Home Video Hovel- Shame, by David Bax
Steve McQueen’s Shame is now available on DVD and Blu-ray but I found the film to be such a stupendous slog that I can’t imagine feeling the desire to pick it up off a shelf and revisit it. That said, it is filled wall to wall with remarkably meticulous compositions so I suppose one could mute the sound and have it on the TV in the background when hosting the world’s most boring party.
Shame is the story of Brandon, played by Michael Fassbender, a successful New Yorker who has a high-level position in a tastefully nondescript office and who lives in a magazine pictorial of an apartment that looks too production-designed to actually accommodate human life. Brandon is a sex addict. We know this not because the pursuit sex is ruining his life (he’s doing well at his job and he has plenty of time to clean his apartment, apparently) but because, when he does have sex, he just doesn’t seem to enjoy it very much. When his sister, helpfully named Sissy (Carey Mulligan), comes to stay with him, Brandon’s choreographed existence gets knocked out of order, though in a way that manages to still seem practiced and pretty to look at.

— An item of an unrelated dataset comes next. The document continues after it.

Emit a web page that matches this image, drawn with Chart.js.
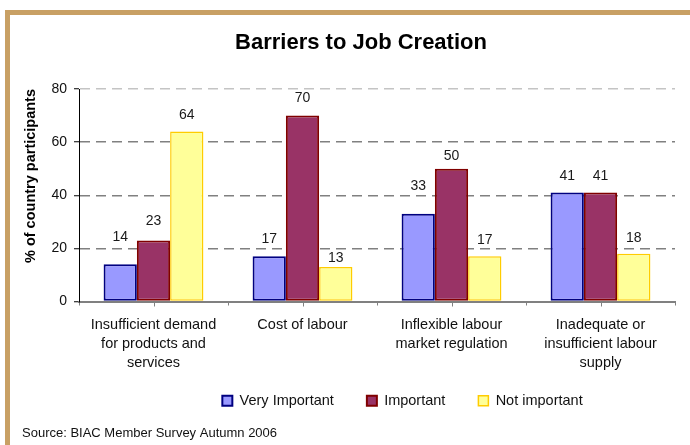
<!DOCTYPE html>
<html>
<head>
<meta charset="utf-8">
<title>Barriers to Job Creation</title>
<script src="https://cdn.jsdelivr.net/npm/chart.js@4.4.1/dist/chart.umd.min.js"></script>
<style>
  html, body { margin: 0; padding: 0; background: #ffffff; }
  #wrap { position: relative; width: 690px; height: 445px; overflow: hidden; }
  #frame {
    position: absolute; left: 5px; top: 10px; right: -20px; bottom: -20px;
    border-left: 5px solid #C8A064; border-top: 5px solid #C8A064;
  }
  #c { position: absolute; left: 0; top: 0; }
</style>
</head>
<body>
<div id="wrap">
  <div id="frame"></div>
  <canvas id="c" width="690" height="445"></canvas>
</div>
<script>
// ---- chart data ----
const categories = [
  ["Insufficient demand", "for products and", "services"],
  ["Cost of labour"],
  ["Inflexible labour", "market regulation"],
  ["Inadequate or", "insufficient labour", "supply"]
];
const seriesNames = ["Very Important", "Important", "Not important"];
const veryImportant = [14, 17, 33, 41];
const important = [23, 70, 50, 41];
const notImportant = [64, 13, 17, 18];
const yTickValues = [0, 20, 40, 60, 80];

const chartTitle = "Barriers to Job Creation";
const yAxisTitle = "% of country participants";
const sourceNote = "Source: BIAC Member Survey Autumn 2006";

// ---- label placement (px above each bar top, per series / category) ----
const labelRise = [
  [27, 17, 28, 16],
  [19, 17, 13, 16],
  [16, 9, 16, 16]
];
const legendShiftX = 57;
const legendShiftY = -22;

const FONT = '"Liberation Sans", Arial, Helvetica, sans-serif';

// numbers printed above the bars
const valueLabels = {
  id: 'valueLabels',
  afterDatasetsDraw(chart) {
    const ctx = chart.ctx;
    ctx.save();
    ctx.font = '14px ' + FONT;
    ctx.fillStyle = '#1a1a1a';
    ctx.textAlign = 'center';
    ctx.textBaseline = 'middle';
    chart.data.datasets.forEach((ds, di) => {
      chart.getDatasetMeta(di).data.forEach((bar, i) => {
        ctx.fillText(String(ds.data[i]), bar.x, bar.y - labelRise[di][i]);
      });
    });
    ctx.restore();
  }
};

// short tick marks under the centre of each category
const centreTicks = {
  id: 'centreTicks',
  afterDraw(chart) {
    const xs = chart.scales.x;
    const ctx = chart.ctx;
    ctx.save();
    ctx.strokeStyle = '#808080';
    ctx.lineWidth = 1;
    categories.forEach((_, i) => {
      const px = Math.round(xs.getPixelForValue(i)) + 0.5;
      ctx.beginPath();
      ctx.moveTo(px, xs.top);
      ctx.lineTo(px, xs.top + 5);
      ctx.stroke();
    });
    ctx.restore();
  }
};

// heading and source line
const captions = {
  id: 'captions',
  afterDraw(chart) {
    const ctx = chart.ctx;
    ctx.save();
    ctx.fillStyle = '#000000';
    ctx.textBaseline = 'middle';
    ctx.textAlign = 'center';
    ctx.font = 'bold 22px ' + FONT;
    ctx.fillText(chartTitle, chart.width / 2 + 16, 43);
    ctx.textAlign = 'left';
    ctx.font = '13px ' + FONT;
    ctx.fillStyle = '#111111';
    ctx.fillText(sourceNote, 22, 433);
    ctx.restore();
  }
};

// move the legend row under the plot
const legendNudge = {
  id: 'legendNudge',
  afterLayout(chart) {
    const lg = chart.legend;
    if (lg) {
      lg.left += legendShiftX;
      lg.right += legendShiftX;
      lg.top += legendShiftY;
      lg.bottom += legendShiftY;
    }
  }
};

const barStyle = [
  { bg: '#9999FF', border: '#000080', w: 2 },
  { bg: '#993366', border: '#800000', w: 2 },
  { bg: '#FFFF99', border: '#FFCC00', w: 1.5 }
];
const seriesValues = [veryImportant, important, notImportant];

new Chart(document.getElementById('c'), {
  type: 'bar',
  data: {
    labels: categories,
    datasets: seriesValues.map((vals, i) => ({
      label: seriesNames[i],
      data: vals,
      backgroundColor: barStyle[i].bg,
      borderColor: barStyle[i].border,
      borderWidth: barStyle[i].w,
      borderSkipped: false,
      barPercentage: 1.0,
      categoryPercentage: 0.67
    }))
  },
  options: {
    responsive: false,
    animation: false,
    devicePixelRatio: 1,
    layout: { padding: { left: 16, right: 15, top: 89, bottom: 5 } },
    plugins: {
      title: { display: false },
      tooltip: { enabled: false },
      legend: {
        display: true,
        position: 'bottom',
        labels: {
          boxWidth: 10,
          boxHeight: 10,
          padding: 33,
          color: '#111111',
          font: { family: FONT, size: 14.5 }
        }
      }
    },
    scales: {
      x: {
        offset: true,
        grid: {
          display: true,
          drawOnChartArea: false,
          offset: true,
          tickLength: 4,
          color: '#808080'
        },
        border: { display: true, color: '#808080', width: 2 },
        ticks: {
          color: '#111111',
          padding: 10,
          maxRotation: 0,
          autoSkip: false,
          font: { family: FONT, size: 14.5, lineHeight: 1.31 }
        }
      },
      y: {
        min: 0,
        max: 80,
        afterBuildTicks(scale) { scale.ticks = yTickValues.map(v => ({ value: v })); },
        grid: {
          color: (c) => c.tick && c.tick.value === 80 ? '#c4c4c4'
                      : (c.tick && c.tick.value === 0 ? 'rgba(0,0,0,0)' : '#808080'),
          lineWidth: 1.5,
          tickLength: 5,
          tickColor: '#000000',
          tickWidth: 1
        },
        border: { display: true, color: '#000000', width: 1, dash: [10, 6] },
        ticks: {
          color: '#111111',
          padding: 7,
          font: { family: FONT, size: 14 }
        },
        title: {
          display: true,
          text: yAxisTitle,
          align: 'end',
          color: '#000000',
          padding: { top: 6, bottom: 4 },
          font: { family: FONT, size: 14.5, weight: 'bold' }
        },
        afterFit(scale) { scale.width = 63; }
      }
    }
  },
  plugins: [legendNudge, valueLabels, centreTicks, captions]
});
</script>
</body>
</html>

As I alluded to already, the film’s main problem is that it doesn’t make any effort, apart from Fassbender’s pained facial expressions, to depict his addiction as the insidious, desperate destroyer that real addiction is. In contrast, Paul Schrader’s Auto Focus, despite having some problems of its own, went to sometimes sickening lengths to describe the way in which its lead character debased himself for any brief sexual gratification. Brandon, on the other hand, doesn’t even have to try. Beautiful women (and only beautiful women) spend the entire film struck dumb by his mere presence, tripping over themselves to get next to him. He seems to have magical powers that extend beyond the already pretty miraculous fact that he looks like Michael Fassbender.
Similarly, the rest of the world in which the film takes place seems to operate under no recognizable rules of civility or human behavior. One of the film’s centerpiece scenes, for instance, involves Brandon and his boss David (James Badge Dale, trying his best to inject some life into the project) go to see Sissy sing at a lounge of some sort. She is introduced, she sings an unbelievably, interminably slow rendition of “New York, New York,” and then she’s done. It’s fucking hilarious. Its only rival in the comedy department might be the later scene wherein Brandon cries while in the midst of a threesome but keeps the threesome going.
Occasionally, something enjoyable to watch will suddenly take place. A long tracking shot of Brandon jogging at night while music by Johann Sebastian Bach plays is undeniably transfixing. And in the few instances when the mise en scène lets the screenplay off the floor long enough to catch its breath, Fassbender and Mulligan remind us of their talents. Yet even those scenes aren’t completely untouched by McQueen’s precious hands. One exchange between the brother and sister while they’re sitting on Brandon’s couch is particularly strong yet it is marred by the distracting fact that there are old black and white cartoons playing on the TV. This scene takes place at night. What station is showing those cartoons? Does Brandon own them on DVD? What about this man suggests that he is the type of person to buy old black and white cartoons on DVD? McQueen doesn’t seem to have considered these questions. He just liked the way it looked, I guess. That seems to be the motivating factor in nearly every decision he made in constructing Shame.
I’m glad I heard you guys talking about the film, because I thought I was in the minority in being mixed about the result. I really wanted to like it, but I started picking away at the logic so much that it spoiled my enjoyment of some great imagery. The fact that Brandon supposedly hits bottom when he engages in a “gay” act is also a bit homophobic to say the least, from the lurid dark corners of that club he stumbles into as a “last resort”.
It felt like McQueen was navigating the same waters as Hunger (rituals, transcendence) but the characters were created in a manner that suggested they were wholly fictional, in a movie-of-the-week way.
Peter – Even in Brandon did stumble into that club as a “last resort” (and there are some who would argue that his easy navigation of it suggests he’s been there before, and this is more a familiar binge than a hitting-rock-bottom kind of moment), well…if he’s just not attracted to men (and there’s nothing in the film to suggest he is), isn’t engaging in a sexual act with someone to whom you’re completely not attracted kind of a last resort?
For the record, I assumed it was a place he’d been before, as you mentioned.